● **Exercise requirements**:
Restate each line word for word. Leave out every picture.

● **Raw records**:
==========
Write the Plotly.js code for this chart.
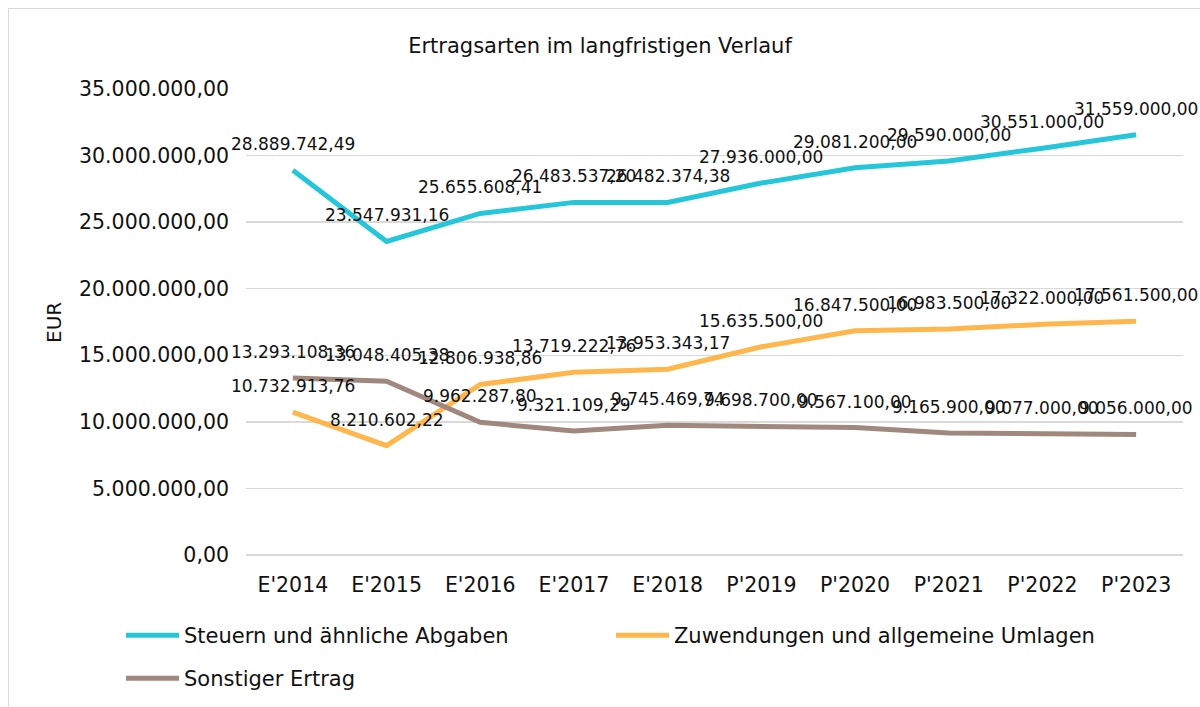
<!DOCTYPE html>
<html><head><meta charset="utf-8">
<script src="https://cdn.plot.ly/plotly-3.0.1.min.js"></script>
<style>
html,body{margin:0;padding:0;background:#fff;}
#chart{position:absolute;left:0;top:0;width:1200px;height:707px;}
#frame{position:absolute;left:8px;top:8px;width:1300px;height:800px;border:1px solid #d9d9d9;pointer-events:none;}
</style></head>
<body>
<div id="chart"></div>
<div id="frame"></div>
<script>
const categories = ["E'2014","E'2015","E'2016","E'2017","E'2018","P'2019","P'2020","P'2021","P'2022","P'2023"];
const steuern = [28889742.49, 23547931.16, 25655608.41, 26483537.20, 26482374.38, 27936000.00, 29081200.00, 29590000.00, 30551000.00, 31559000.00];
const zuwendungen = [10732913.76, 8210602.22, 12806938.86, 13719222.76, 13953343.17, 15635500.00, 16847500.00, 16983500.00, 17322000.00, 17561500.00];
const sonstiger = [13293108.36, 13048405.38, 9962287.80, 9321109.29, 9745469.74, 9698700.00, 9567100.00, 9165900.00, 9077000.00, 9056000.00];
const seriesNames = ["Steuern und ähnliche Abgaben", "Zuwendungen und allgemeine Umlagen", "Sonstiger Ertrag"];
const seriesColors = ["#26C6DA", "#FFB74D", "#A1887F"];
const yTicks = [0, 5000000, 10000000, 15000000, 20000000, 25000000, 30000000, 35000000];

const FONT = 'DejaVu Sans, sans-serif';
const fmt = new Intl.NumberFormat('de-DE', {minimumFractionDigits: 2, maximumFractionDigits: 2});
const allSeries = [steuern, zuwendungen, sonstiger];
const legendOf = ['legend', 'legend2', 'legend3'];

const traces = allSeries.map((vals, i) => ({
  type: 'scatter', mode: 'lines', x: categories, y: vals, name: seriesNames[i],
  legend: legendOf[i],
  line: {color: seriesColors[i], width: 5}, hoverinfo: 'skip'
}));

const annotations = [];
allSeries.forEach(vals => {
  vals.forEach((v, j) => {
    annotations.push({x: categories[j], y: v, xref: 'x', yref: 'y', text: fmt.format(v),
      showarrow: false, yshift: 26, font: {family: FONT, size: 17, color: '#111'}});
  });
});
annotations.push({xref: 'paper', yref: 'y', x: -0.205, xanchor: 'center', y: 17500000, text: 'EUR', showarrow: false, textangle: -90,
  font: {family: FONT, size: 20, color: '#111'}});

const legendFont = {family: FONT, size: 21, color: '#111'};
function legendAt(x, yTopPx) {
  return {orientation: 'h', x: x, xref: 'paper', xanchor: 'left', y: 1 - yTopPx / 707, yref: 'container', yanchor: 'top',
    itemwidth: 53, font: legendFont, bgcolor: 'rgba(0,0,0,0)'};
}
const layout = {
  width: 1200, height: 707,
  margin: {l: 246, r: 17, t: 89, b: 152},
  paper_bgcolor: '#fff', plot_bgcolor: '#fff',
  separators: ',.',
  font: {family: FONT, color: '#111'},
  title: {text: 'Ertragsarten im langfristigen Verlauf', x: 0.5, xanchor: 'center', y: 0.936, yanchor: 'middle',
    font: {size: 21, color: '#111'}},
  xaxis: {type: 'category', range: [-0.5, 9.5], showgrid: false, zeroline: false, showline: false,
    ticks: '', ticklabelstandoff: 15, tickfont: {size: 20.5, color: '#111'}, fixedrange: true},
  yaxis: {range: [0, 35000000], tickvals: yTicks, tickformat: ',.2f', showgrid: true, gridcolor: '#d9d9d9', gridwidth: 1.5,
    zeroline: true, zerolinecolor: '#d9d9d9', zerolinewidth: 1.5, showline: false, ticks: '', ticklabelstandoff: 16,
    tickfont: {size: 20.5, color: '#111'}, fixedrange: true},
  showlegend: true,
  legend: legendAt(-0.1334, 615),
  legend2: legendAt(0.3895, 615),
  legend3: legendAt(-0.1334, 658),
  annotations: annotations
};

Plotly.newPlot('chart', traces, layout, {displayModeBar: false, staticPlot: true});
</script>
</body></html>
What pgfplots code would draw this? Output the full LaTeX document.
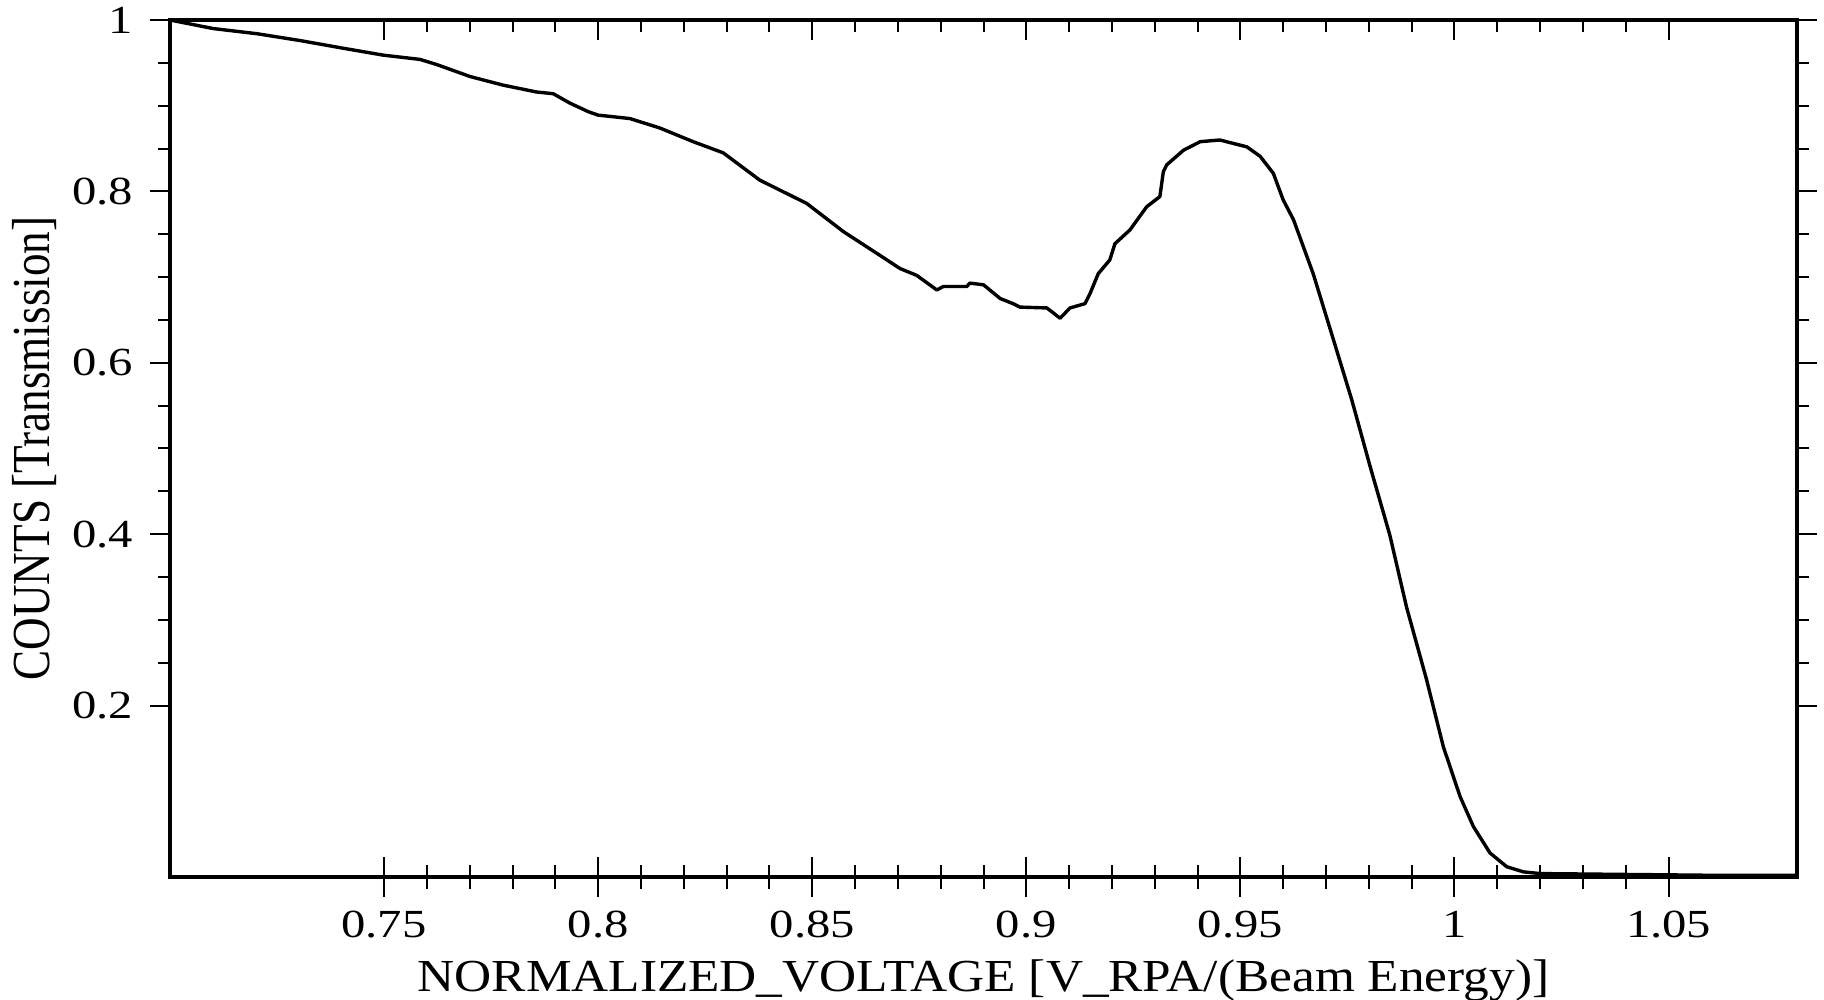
==========
● **Solution to this problem**:
Write the Plotly.js code for this chart.
<!DOCTYPE html>
<html><head><meta charset="utf-8">
<script src="https://cdn.plot.ly/plotly-3.0.1.min.js"></script>
<style>
html,body{margin:0;padding:0;background:#fff;}
#chart{position:absolute;left:0;top:0;width:1200px;height:707px;}
#frame{position:absolute;left:8px;top:8px;width:1300px;height:800px;border:1px solid #d9d9d9;pointer-events:none;}
</style></head>
<body>
<div id="chart"></div>
<div id="frame"></div>
<script>
const categories = ["E'2014","E'2015","E'2016","E'2017","E'2018","P'2019","P'2020","P'2021","P'2022","P'2023"];
const steuern = [28889742.49, 23547931.16, 25655608.41, 26483537.20, 26482374.38, 27936000.00, 29081200.00, 29590000.00, 30551000.00, 31559000.00];
const zuwendungen = [10732913.76, 8210602.22, 12806938.86, 13719222.76, 13953343.17, 15635500.00, 16847500.00, 16983500.00, 17322000.00, 17561500.00];
const sonstiger = [13293108.36, 13048405.38, 9962287.80, 9321109.29, 9745469.74, 9698700.00, 9567100.00, 9165900.00, 9077000.00, 9056000.00];
const seriesNames = ["Steuern und ähnliche Abgaben", "Zuwendungen und allgemeine Umlagen", "Sonstiger Ertrag"];
const seriesColors = ["#26C6DA", "#FFB74D", "#A1887F"];
const yTicks = [0, 5000000, 10000000, 15000000, 20000000, 25000000, 30000000, 35000000];

const FONT = 'DejaVu Sans, sans-serif';
const fmt = new Intl.NumberFormat('de-DE', {minimumFractionDigits: 2, maximumFractionDigits: 2});
const allSeries = [steuern, zuwendungen, sonstiger];
const legendOf = ['legend', 'legend2', 'legend3'];

const traces = allSeries.map((vals, i) => ({
  type: 'scatter', mode: 'lines', x: categories, y: vals, name: seriesNames[i],
  legend: legendOf[i],
  line: {color: seriesColors[i], width: 5}, hoverinfo: 'skip'
}));

const annotations = [];
allSeries.forEach(vals => {
  vals.forEach((v, j) => {
    annotations.push({x: categories[j], y: v, xref: 'x', yref: 'y', text: fmt.format(v),
      showarrow: false, yshift: 26, font: {family: FONT, size: 17, color: '#111'}});
  });
});
annotations.push({xref: 'paper', yref: 'y', x: -0.205, xanchor: 'center', y: 17500000, text: 'EUR', showarrow: false, textangle: -90,
  font: {family: FONT, size: 20, color: '#111'}});

const legendFont = {family: FONT, size: 21, color: '#111'};
function legendAt(x, yTopPx) {
  return {orientation: 'h', x: x, xref: 'paper', xanchor: 'left', y: 1 - yTopPx / 707, yref: 'container', yanchor: 'top',
    itemwidth: 53, font: legendFont, bgcolor: 'rgba(0,0,0,0)'};
}
const layout = {
  width: 1200, height: 707,
  margin: {l: 246, r: 17, t: 89, b: 152},
  paper_bgcolor: '#fff', plot_bgcolor: '#fff',
  separators: ',.',
  font: {family: FONT, color: '#111'},
  title: {text: 'Ertragsarten im langfristigen Verlauf', x: 0.5, xanchor: 'center', y: 0.936, yanchor: 'middle',
    font: {size: 21, color: '#111'}},
  xaxis: {type: 'category', range: [-0.5, 9.5], showgrid: false, zeroline: false, showline: false,
    ticks: '', ticklabelstandoff: 15, tickfont: {size: 20.5, color: '#111'}, fixedrange: true},
  yaxis: {range: [0, 35000000], tickvals: yTicks, tickformat: ',.2f', showgrid: true, gridcolor: '#d9d9d9', gridwidth: 1.5,
    zeroline: true, zerolinecolor: '#d9d9d9', zerolinewidth: 1.5, showline: false, ticks: '', ticklabelstandoff: 16,
    tickfont: {size: 20.5, color: '#111'}, fixedrange: true},
  showlegend: true,
  legend: legendAt(-0.1334, 615),
  legend2: legendAt(0.3895, 615),
  legend3: legendAt(-0.1334, 658),
  annotations: annotations
};

Plotly.newPlot('chart', traces, layout, {displayModeBar: false, staticPlot: true});
</script>
</body></html>
What pgfplots code would draw this? Output the full LaTeX document.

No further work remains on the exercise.